Una mostra che mette insieme il ’68 di Chicago e quello di Orani potrebbe sembrare soggetta alla stessa critica, e invece questa sfugge  brillantemente al rischio. Prima di tutto perché a tenere insieme il tutto c’è Nivola, il quale in quel momento disegnava davvero così, e cioè evidentemente analizzava gli avvenimenti globali mantenendo la testa alle sue radici, o per meglio dire evidentemente vedeva un rapporto fra le situazioni locali ai confini dell’impero e la repressione verso chi attentava alla leadership dello stesso impero: e siccome lo vedeva lui è capace ancora oggi di farcelo vedere anche a noi, con un segno grafico straordinario.

E poi la mostra sfugge al rischio di cui dicevo prima con un allestimento che mi è sembrato buonissimo. Allestita nel vecchio lavatoio – quello, per capirci, che è stato il nucleo storico del museo – mantiene ed esaspera la dicotomia: a sinistra calano dal soffitto grandi foto, enormi, degli scontri di Chicago; dalla parte opposta le affrontano altrettanto grandi foto riferite alla presenza militare e di polizia nelle campagne oranesi nello stesso periodo (non ci sono scontri, qui, evidentemente, ma il contrasto è altrettanto netto).

Sotto le foto sono conservate un po’ di testimonianze d’epoca: se quelle relative a Chicago sono interessanti ma un po’ standard (i reportage di LifeTime, per esempio), quelle oranesi sono interessantissime, perché raccontano che anche al centro della Sardegna in quell’anno le cose cambiavano: su tutto domina un ciclostile, simbolo dell’epoca (e di altre successive: ancora negli anni ’80 nell’Azione Cattolica di Cagliari si ciclostilava e si facevano giornaletti a numero unico come quelli che una quindicina di anni prima si facevano a Orani).

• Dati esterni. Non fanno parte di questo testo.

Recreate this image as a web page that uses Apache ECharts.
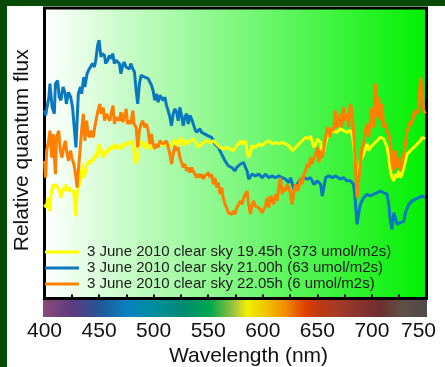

Di grandissimo interesse, e chiave portante credo dell’allestimento, è il breve documentario nel quale sono invitati a ricordare l’epoca una serie di oranesi che nel ’68 erano diciottenni o poco più: i quali danno coi loro racconti – essere cappelloni a Orani, i complessini e la musica, i club giovanili, le rivistine ciclostilate, una nuova gestione dei rapporti sentimentali, il teatro di impegno politico all’oratorio, i Beatles, comunisti e democristiani – il tono di ciò che era e che, in fondo, non deve essere molto diverso da quello che racconterebbe un giovane che all’epoca stava nel Montana o nel Nevada e magari si era fatto tutta la strada per protestare a Chicago e farsi picchiare dalla polizia. Il documentario vale davvero la visione e da solo la visita, anche perché credo che copra anche un buco importante, nel senso che non mi sembra che nel cinquantenario del ’68 molti altri in Sardegna si siano presi la briga di ricordare la ricorrenza o meglio, di provare a tracciarne il racconto locale. In questo senso la mostra, anche se parzialmente, colma una lacuna importante.

E poi ci sono, da una parte e dall’altra, i disegni di Nivola, che suggerisco di guardare con calma dopo aver visto tutto l’altro materiale. Devo dire che io, arrivato a uno dei primi, ho detto: «Caspiterina, se era bravo Nivola», solo che l’esclamazione non era proprio caspiterina. Non è solo la vigoria del segno grafico o la cifra stilistica con cui vengono interpretati i fatti, con i corpi intrecciati, la deformazione espressionista dei corpi e degli atteggiamenti: mi ha molto emozionato rendermi conto – una delle mie prime volte nell’arte contemporanea – che Nivola in tutto il groviglio di quel disegno si era preso il tempo di studiare l’inquadratura della scena, pur sapendo che in una visione appena appena a distanza si trattava di un particolare che non sarebbe stato notato con immediatezza (e che però fa la differenza con una scena molto più banale).